When asked whether the site is a reliable source, ChatGPT itself says:
“No, (the website address) is not a reliable source. The website, formerly known as Radio Islam, has a history of spreading antisemitic content and denying the Holocaust. It has been described as one of the most radical far-right antisemitic websites on the internet. Its founder, Ahmed Rami, has been convicted of incitement against an ethnic group in Sweden. Information from this source should therefore be regarded with great scepticism.”
How did this happen?
The reason the site was included in the results at all was that one of our neighbouring houses was built by a man from a well-known family of Jewish descent. The sources for this were texts from smaller, local websites run by local heritage associations and Wikipedia. The house was later inherited by his daughter, which was referenced via a page on Radio Islam titled “Jewish influence over economic life in Sweden”.
The report presented by ChatGPT did not contain any antisemitic language, and the facts it presented (the name of the daughter and her fiance) appear to be correct.

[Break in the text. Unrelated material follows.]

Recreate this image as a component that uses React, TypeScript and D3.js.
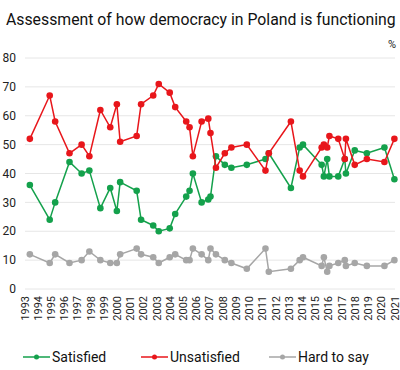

However, there is every reason to find it objectionable that the “deep research” feature (as it stands today) selects sources without filtering out ones that, to use ChatGPT’s own description, are “one of the most radical far-right antisemitic websites on the internet” and which it further urges me to “regard with great scepticism”.
So how should a regular user regard and use “deep research”?
When it works well, it is a tremendously valuable feature that can find and summarise information quickly.
It is evident that the feature has no real source criticism, and it is therefore important for the user to both review which sources are being used, and to read through the sources themselves to ensure that the generated report is based on sound, reliable sources, and that those sources actually say what the report claims they do.
Finally, I want to take the opportunity to state something that is hopefully obvious, which is that I detest antisemitism, and I firmly distance myself from antisemitic websites, radio channels and other material.